Energie ist die Grundlage aller menschlichen Tätigkeiten. In Zeiten des Klimawandels ist es unerlässlich, fossile Energieträger durch erneuerbare Energien zu ersetzen. In Anbetracht der Energiestrategie nimmt der Bund auch unsere Alpen als Energiestandort stärker ins Visier. Als Wasserschlösser der Welt bieten Berge ein enormes Potenzial für Wasserkraftwerke. Ebenfalls profitieren die Alpen von der starken Sonneneinstrahlung und Windbewegung. Nutzbares Land in den Alpen ist allerdings knapp, und die Energieerzeugung kann negative Auswirkungen auf Natur und Landschaft sowie auf andere menschliche Tätigkeiten wie die Berglandwirtschaft haben.
Wasser
Als Wasserschloss liefern die Alpen seit langem Energie aus Wasserkraft. Laut dem Bundesamt für Energie (BFE) deckt die Wasserkraft aktuell rund 57% des einheimischen Strombedarfs und trägt mit 96% fast die gesamte erneuerbare Stromproduktion.

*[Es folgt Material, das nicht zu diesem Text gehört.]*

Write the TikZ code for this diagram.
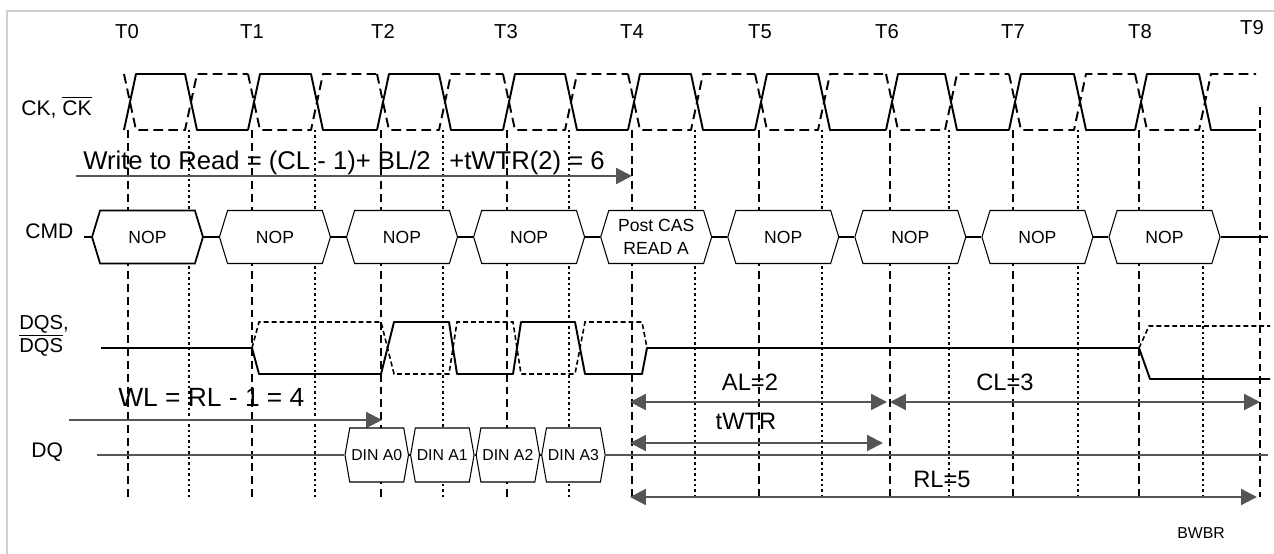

Rund 63% dieser Energie stammt aus den Bergkantonen Uri, Graubünden, Tessin und Wallis. Mit der Energiestrategie 2050 soll die durchschnittliche Jahresproduktion von Elektrizität aus Wasserkraft bis ins Jahr 2050 durch den Ausbau und die Erneuerung bestehender Werke und den Bau neuer Wasserkraftwerke um 10% gesteigert werden — obwohl das Potenzial in der Schweiz derzeit fast vollständig ausgeschöpft ist. Doch Wissenschaftler schätzen, dass sich mit dem fortschreitenden Temperaturanstieg und Gletscherschwund in den Hochgebirgen weltweit viele neue Seen bilden werden. Modellrechnungen zeigen, dass sich die heute noch existierenden Gletscher-Landschaften in den Schweizer Alpen in den kommenden Jahrzehnten in Fels-Schutt-Seen-Landschaften verwandeln werden. Experten debattieren deshalb über die Möglichkeit, die schwindende Speicherfunktion der Gletscher künftig mit Stauseen zu ersetzen. Die Folgen solch massiver Eingriffe für die örtlichen Ökosysteme sind noch weitgehend ungeklärt. Die neu errichteten Talsperren vor den aktuellen Gletscherzungen würden zahlreiche technische, ökonomische und ökologische Probleme mit sich bringen. Vordringlich gilt es deshalb, den Klimawandel schnellstmöglich aufzuhalten und unsere unersetzbaren Gletscher zu schützen.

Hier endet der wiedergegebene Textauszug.